7 Ocak 2022 Cuma

Sana Mektubum

Merhaba.

Seni boşlayalı çok oldu. Özledim bir bakıma. Her şey korkunç bir koşturmaca içerisinde gibi gözüküyor ama ben neden koşturuyoruz anlamıyorum. Koşacak bir şey göremiyorum. Ama yine de abartılı bir acele içerisindeyim. Kendi tercihim değil ama içindeyim. Seni o yüzden ihmal ettim.

Sıkıldım. Amaç göremiyorum. Önem veremiyorum. Eskiden kızgındım mesela, ki hala daha sinirlediğim oluyor. Ama şu an öfkeli değilim. Şu an öfkeli olmadığım için bir daha asla kızmayacakmış gibi hissediyorum çünkü şu an hiçbir şeyi önemsemiyorum.

Türkiye'nin yüzde kaçı şu an bunalımda? Peki dünyanın? Ruh sağlığı sorunlarını apolet gibi omzunda taşımayı seven, sorunlarıyla gurur duyan bir kuşağın temsilcisi olarak bu sorular ilgimi çekiyor. Gelecekte torunlarımız bizden ne kadar iğrenecekler?

Bıkmakta haklı mıyım? Bu mantıksız dünyanın içinde neye sabır gösteriyorum ben? Her şey sıkıcı.

Kaçacağım bugün. Saklanacağım. Sorumluluk almayacağım, çalışmayacağım, ilgi göstermeyeceğim. Bugün katlanamıyorum. Bugünü kendime istiyorum.

Şu an kar yağsın isterdim. İçimle dışım bir olurdu o zaman. Küçük detaylar büyük değişikliklere sebep olabiliyor. Çok gönülden inanmıyorum buna; çünkü bu argümanı sulu gözlü narin çıtkırıldım şımarık prensesler kullanıyor genelde. Ama bugün ben de sulu gözlü narin çıtkırıldım şımarık bir prensesim ve küçük detaylar büyük değişikliklere sebep oldu. Yaşattığını yaşamadan bu dünyadan gitmediğin gibi, eleştirdiğin şeye dönüşmeden de bu dünyadan gitmiyorsun.

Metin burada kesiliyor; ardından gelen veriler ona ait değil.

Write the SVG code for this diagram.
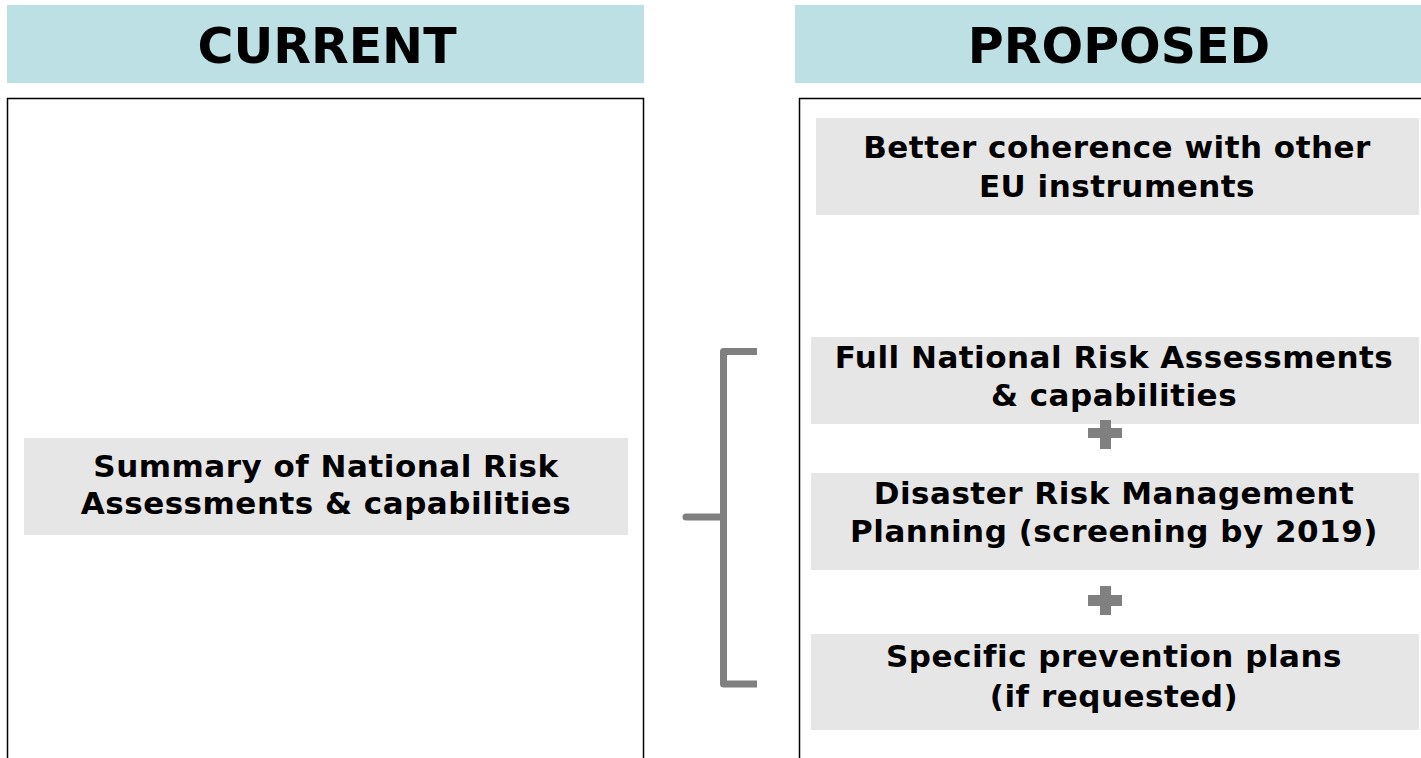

Ego reklamı yapmak peşinde değilim. Ve kendimi başkalarına da anlatmak istemiyorum. Bir tek sana yazıyorum işte. Çünkü dürüst olalım, sen kimsin? Buraya yazdıklarımı kimler görüyor ki? Ben istediğimi alıyorum, hikaye orada bitiyor.

Her neyse işte, ben biraz sorumsuz olmaya gidiyorum. Bu kadarı benim de hakkım. Sağlıcakla kal. Umarım şu son temennimin ne kadar düşünceli olduğunu anlamışsındır.